George Gilder[6], cuyo libro de 1990, Microcosmos, fue el primero en explorar la economía de bits, lo pone en su contexto histórico:

En cada revolución industrial, algún factor de producción clave suele ver su coste reducido de forma drástica. El nuevo factor es prácticamente gratuito con relación al coste anterior para lograr esa función. Gracias al vapor, la fuerza física en la Revolución Industrial se volvió prácticamente gratuita en comparación con la época en que había que conseguirla de la potencia muscular animal o de la potencia muscular humana. De repente se podían hacer cosas que antes no te podías permitir hacer.
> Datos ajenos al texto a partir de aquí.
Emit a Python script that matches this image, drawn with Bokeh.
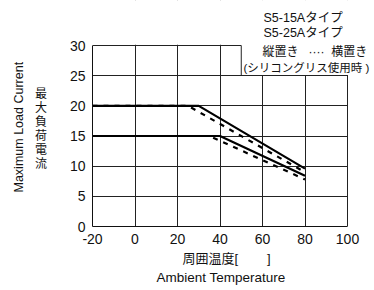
from bokeh.plotting import figure
from bokeh.models import Label, FixedTicker, Title
from bokeh.embed import file_html
from bokeh.resources import INLINE

# ---- data ----
x_ticks = [-20, 0, 20, 40, 60, 80, 100]
x_tick_labels = ["-20", "0", "20", "40", "60", "80", "100"]
y_ticks = [0, 5, 10, 15, 20, 25, 30]

temp_25a_vert = [-20, 30, 80]
curr_25a_vert = [20, 20, 9.6]
temp_25a_horiz = [-20, 25, 80]
curr_25a_horiz = [20, 20, 9.0]

temp_15a_vert = [-20, 40, 80]
curr_15a_vert = [15, 15, 8.4]
temp_15a_horiz = [-20, 35, 80]
curr_15a_horiz = [15, 15, 7.8]

NB = "\u00a0"
legend_lines = ["S5-15Aタイプ", "S5-25Aタイプ",
                "縦置き" + NB * 3 + "····" + NB * 2 + "横置き",
                "(シリコングリス使用時" + NB + ")"]
x_title_jp = "周囲温度[" + NB * 8 + "]"
x_title_en = "Ambient Temperature"
y_title_jp = "\n\n最\n大\n負\n荷\n電\n流"
y_title_en = "Maximum Load Current"

LATIN = "'Liberation Sans', 'Noto Sans CJK JP'"
CJK = "'Noto Sans CJK JP'"
INK = "#111111"

# ---- geometry (canvas px) ----
W, H = 374, 290
FL, FB = 92, 226            # frame left / bottom
PLOT_R, PLOT_T = 347, 45    # where x=100 and y=30 fall
XMIN, XMAX, YMIN, YMAX = -20, 100, 0, 30
PXX = (PLOT_R - FL) / (XMAX - XMIN)
PXY = (FB - PLOT_T) / (YMAX - YMIN)
X_END = XMIN + (W - FL) / PXX
Y_END = YMIN + FB / PXY


def dx(px):
    return XMIN + (px - FL) / PXX


def dy(py):
    return YMIN + (FB - py) / PXY


p = figure(width=W, height=H, x_range=(XMIN, X_END), y_range=(YMIN, Y_END),
           output_backend="svg", toolbar_location=None,
           min_border_left=FL, min_border_right=0,
           min_border_top=0, min_border_bottom=H - FB)
p.title.visible = False
p.outline_line_color = None
p.background_fill_color = "white"
p.border_fill_color = "white"

for ax in (p.xaxis, p.yaxis):
    ax.major_tick_in = 0
    ax.major_tick_out = 0
    ax.minor_tick_in = 0
    ax.minor_tick_out = 0
    ax.axis_line_color = INK
    ax.axis_line_width = 1
    ax.major_label_text_font = LATIN
    ax.major_label_text_font_size = "14px"
    ax.major_label_text_color = INK
    ax.axis_label_text_color = INK
    ax.axis_label_text_font_style = "normal"
p.xaxis.ticker = FixedTicker(ticks=x_ticks)
p.xaxis.major_label_overrides = dict(zip(x_ticks, x_tick_labels))
p.yaxis.ticker = FixedTicker(ticks=y_ticks)
p.xaxis.bounds = (XMIN, XMAX)
p.yaxis.bounds = (YMIN, YMAX)
p.xaxis.major_label_standoff = 7
p.yaxis.major_label_standoff = 7

p.yaxis.axis_label = y_title_jp
p.yaxis.axis_label_orientation = "horizontal"
p.yaxis.axis_label_text_font = CJK
p.yaxis.axis_label_text_font_size = "12px"
p.yaxis.axis_label_text_line_height = 0.83
p.yaxis.axis_label_standoff = 20

# axis titles as Titles (precise placement, outside the frame)
p.add_layout(Title(text=x_title_jp, align="left", offset=182 - FL, standoff=4,
                   text_font=LATIN, text_font_size="13px",
                   text_font_style="normal", text_color=INK), "below")
p.add_layout(Title(text=x_title_en, align="left", offset=156 - FL, standoff=0,
                   text_font=LATIN, text_font_size="13.5px",
                   text_font_style="normal", text_color=INK), "below")
p.add_layout(Title(text=y_title_en, align="left", offset=FB - 192, standoff=12,
                   text_font=LATIN, text_font_size="12.5px",
                   text_font_style="normal", text_color=INK), "left")

for g in (p.xgrid, p.ygrid):
    g.grid_line_color = "#222222"
    g.grid_line_width = 1
    g.grid_line_alpha = 1
p.xgrid.ticker = FixedTicker(ticks=x_ticks)
p.ygrid.ticker = FixedTicker(ticks=y_ticks)

# white areas outside the chart box and behind the legend
EPS = 0.12
BOX_L, BOX_B = 50, 25
p.quad(left=[XMIN - 10, XMAX + EPS * 2, BOX_L],
       right=[X_END + 10, X_END + 10, X_END + 10],
       bottom=[YMAX + EPS, YMIN - 10, BOX_B + EPS],
       top=[Y_END + 10, Y_END + 10, Y_END + 10],
       fill_color="white", line_color=None)
p.segment(x0=[BOX_L], y0=[BOX_B], x1=[BOX_L], y1=[YMAX],
          line_color="#222222", line_width=1)

# curves
for xs, ys in ((temp_25a_vert, curr_25a_vert), (temp_15a_vert, curr_15a_vert)):
    p.line(xs, ys, line_color="black", line_width=2.2)
for xs, ys in ((temp_25a_horiz, curr_25a_horiz), (temp_15a_horiz, curr_15a_horiz)):
    p.line(xs, ys, line_color="black", line_width=2.2, line_dash="5 6")

# legend texts
leg_pos = [(263, 17), (263, 32), (262, 51), (243, 67)]
leg_size = ["12.5px", "12.5px", "12px", "11.5px"]
for txt, (px, py), fs in zip(legend_lines, leg_pos, leg_size):
    p.add_layout(Label(x=dx(px), y=dy(py), text=txt, text_font=LATIN,
                       text_font_size=fs, text_align="left",
                       text_baseline="middle", text_color=INK))

open("out.html", "w").write(file_html(p, INLINE))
Podías hacer que una fábrica funcionara 24 horas al día produciendo en masa productos de una manera absolutamente incomprensible hasta entonces.

Hoy en día, los modelos de negocio más interesantes consisten en encontrar maneras de hacer dinero en torno a lo Gratis. Antes o después, todas las empresas tendrán que descubrir formas de utilizar lo Gratis o competir con lo Gratis, de un modo u otro. Este libro trata de cómo hacerlo.

En primer lugar, examinaremos la historia de lo Gratis y por qué tiene tanto poder sobre nuestras opciones. Luego veremos cómo la economía digital ha revolucionado lo Gratis, convirtiéndolo de un truco de marketing en una fuerza económica, incluyendo los nuevos modelos de negocio que hace posibles. Por último, nos sumergiremos en los principios subyacentes de la «economía de lo gratis»: cómo funciona, dónde funciona, y por qué es tan a menudo malinterpretada y temida. Pero para empezar, ¿qué significa realmente «gratis»?